Only dialogue can bring transformation
BY RAYMOND MWANGALA OMI
Close to 20 years after the fall of apartheid, transformation of economic and social structures has been painfully slow and has not yet begun to bear fruit.
Millions who were poor and marginalised under the former system find themselves excluded from the benefits of society and are treated badly with impunity by former comrades. Patience has all but run out.
The perspective from the side of the poor and marginalised is very different from that on the side of those who have made it economically. The poor are fighting for survival. The wealthy are concerned about image, reputation and profit. The two sides must be helped to reconcile. But there can be no reconciliation without justice.

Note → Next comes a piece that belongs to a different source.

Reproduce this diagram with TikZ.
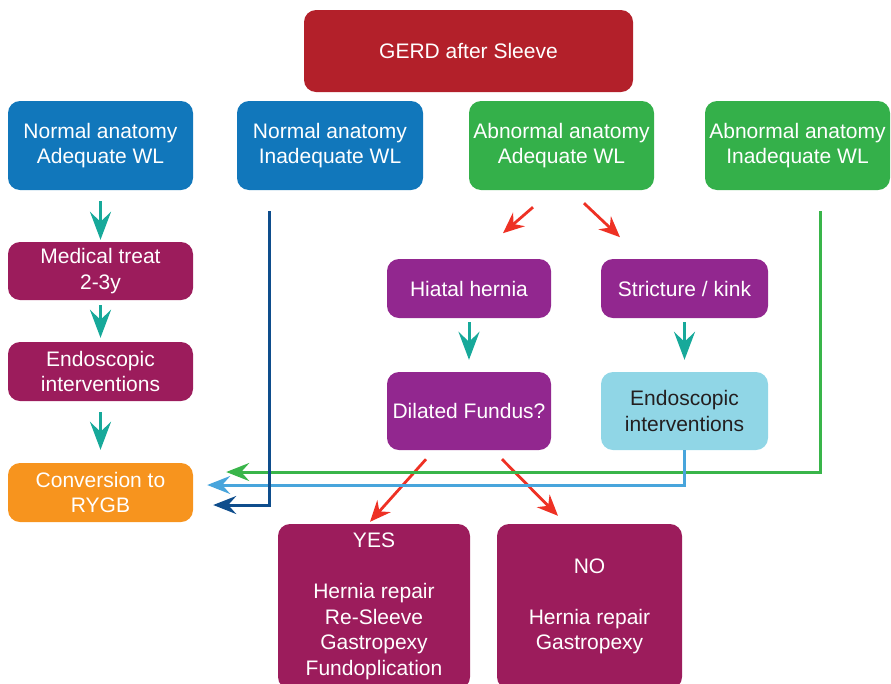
\documentclass[tikz,border=0pt]{standalone}
\usepackage{fontspec}
\setmainfont{Liberation Sans}
\usetikzlibrary{arrows.meta,calc}
\definecolor{gerdred}{HTML}{B3202A}
\definecolor{boxblue}{HTML}{1177BB}
\definecolor{boxgreen}{HTML}{34B04A}
\definecolor{boxmaroon}{HTML}{9C1C5C}
\definecolor{boxpurple}{HTML}{92278F}
\definecolor{boxorange}{HTML}{F7941E}
\definecolor{boxlight}{HTML}{90D6E6}
\definecolor{arrteal}{HTML}{17A99A}
\definecolor{arrred}{HTML}{EE3124}
\definecolor{linedark}{HTML}{0E4D8C}
\definecolor{linelight}{HTML}{48A5DC}
\definecolor{linegreen}{HTML}{39B54A}
\definecolor{textdark}{HTML}{231F20}
\tikzset{
  box/.style={rounded corners=12pt, text=white, align=center, inner sep=0pt,
    font=\fontsize{21}{25.5}\selectfont},
  tealarr/.style={draw=arrteal, line width=3pt, -{Stealth[length=28pt,width=21pt,inset=10pt]}},
  redarr/.style={draw=arrred, line width=2.8pt, -{Stealth[length=21pt,width=18pt,inset=7pt]}},
  backline/.style={line width=3pt, -{Stealth[length=23pt,width=18pt,inset=8pt]}},
}
\begin{document}
\begin{tikzpicture}[x=1pt,y=-1pt]
\useasboundingbox (0,0) rectangle (891,683);
\clip (0,0) rectangle (891,683);
\node[box, fill=gerdred, minimum width=329pt, minimum height=82pt] (gerd) at (468.5,51) {GERD after Sleeve};
\node[box, fill=boxblue, minimum width=185pt, minimum height=89pt] (naa) at (100.5,145.5) {Normal anatomy\\Adequate WL};
\node[box, fill=boxblue, minimum width=186pt, minimum height=89pt] (nai) at (330,145.5) {Normal anatomy\\Inadequate WL};
\node[box, fill=boxgreen, minimum width=185pt, minimum height=89pt] (aaa) at (561.5,145.5) {Abnormal anatomy\\Adequate WL};
\node[box, fill=boxgreen, minimum width=185pt, minimum height=89pt] (aai) at (797.5,145.5) {Abnormal anatomy\\Inadequate WL};
\node[box, fill=boxmaroon, minimum width=185pt, minimum height=58pt] (med) at (100.5,271) {Medical treat\\2-3y};
\node[box, fill=boxmaroon, minimum width=185pt, minimum height=59pt] (endol) at (100.5,371.5) {Endoscopic\\interventions};
\node[box, fill=boxorange, minimum width=185pt, minimum height=59pt] (conv) at (100.5,492.5) {Conversion to\\RYGB};
\node[box, fill=boxpurple, minimum width=164pt, minimum height=59pt] (hia) at (469,288.5) {Hiatal hernia};
\node[box, fill=boxpurple, minimum width=167pt, minimum height=59pt] (str) at (684.5,288.5) {Stricture / kink};
\node[box, fill=boxpurple, minimum width=164pt, minimum height=78pt] (dil) at (469,411) {Dilated Fundus?};
\node[box, fill=boxlight, text=textdark, minimum width=167pt, minimum height=78pt] (endor) at (684.5,411) {Endoscopic\\interventions};
\node[box, fill=boxmaroon, minimum width=192pt, minimum height=165pt] (yes) at (374,606.5) {YES\\[25.5pt]Hernia repair\\Re-Sleeve\\Gastropexy\\Fundoplication};
\node[box, fill=boxmaroon, minimum width=185pt, minimum height=165pt] (no) at (589.5,606.5) {NO\\[25.5pt]Hernia repair\\Gastropexy};
% teal arrows
\draw[tealarr] ($(naa.south)+(0,11)$) -- ($(med.north)+(0,-2)$);
\draw[tealarr] ($(med.south)+(0,5)$) -- ($(endol.north)+(0,-4)$);
\draw[tealarr] ($(endol.south)+(0,11)$) -- ($(conv.north)+(0,-13)$);
\draw[tealarr] ($(hia.south)+(0,4)$) -- ($(dil.north)+(0,-12)$);
\draw[tealarr] ($(str.south)+(0,4)$) -- ($(endor.north)+(0,-12)$);
% red arrows
\draw[redarr] ($(aaa.south)+(-28.5,17)$) -- ($(aaa.south)+(-58.5,43)$);
\draw[redarr] ($(aaa.south)+(22.5,13)$) -- ($(aaa.south)+(58.5,47)$);
\draw[redarr] ($(dil.south)+(-43,9)$) -- ($(yes.north)+(-4,-2)$);
\draw[redarr] ($(dil.south)+(33,9)$) -- ($(no.north)+(-31.5,-8)$);
% return lines
\draw[backline, draw=linegreen] ($(aai.south)+(22.5,21)$) |- ($(conv.east)+(33,-20.5)$);
\draw[backline, draw=linelight] (endor.south) |- ($(conv.east)+(14,-7.5)$);
\draw[backline, draw=linedark] ($(nai.south)+(-61,21)$) |- ($(conv.east)+(20,12.5)$);
\end{tikzpicture}
\end{document}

In Rerum Novarum (1891), the first social encyclical of the Church, Pope Leo XIII protested strongly against the harsh conditions which industrial workers had to endure. The content of this document remains relevant today, especially when one listens to the plight of mine workers.
What has happened at Marikana is the result of the exploitation of poor workers. And as long as conditions do not improve, we will continue to see such violent protests by workers.
The Church today needs to intervene in this volatile situation before more life is lost. It needs to stand with the poor and exploited. This represents a moral stand.
We need to reject the notion that labour is a commodity to be bought at market prices determined by the law of supply and demand, rather than by the human needs of workers. Human labour cannot be reduced to a commodity because to do so is a denial of human dignity and a reduction of the worker to the status of a thing. This is shameful and inhuman.
The poor are not mere numbers, statistics; they are human beings. The state and organs of the state should protect workers and not oppress them by suppressing legitimate protest.
The Church must also be ready to remind the poor of their duties and obligations. Not every action can be justified even if the desired end is just. Violence and destruction of property does not serve to transform conflict situations. As has been experienced before in this country and elsewhere, violence only breeds more violence with the poor being the worst affected by lawlessness and chaos.
What must be done? Dialogue between parties. Only honest and open dialogue can lead to agreement and transformation. Both workers and employers must be encouraged to sit down and openly discuss matters.
The state must ensure that policies are developed which ensure justice for all. Receiving a just wage must not be dependent on the benevolence of employers. It is right for every employee. Structures must be created that ensure that this is implemented otherwise opportunistic politicians will take advantage of the existing void for selfish personal interests.
Dialogue is not easy, but we must not tire of it. The Church must promote dialogue that leads to social transformation at the structural level. This way the poor will be empowered and a better future for all will be made possible.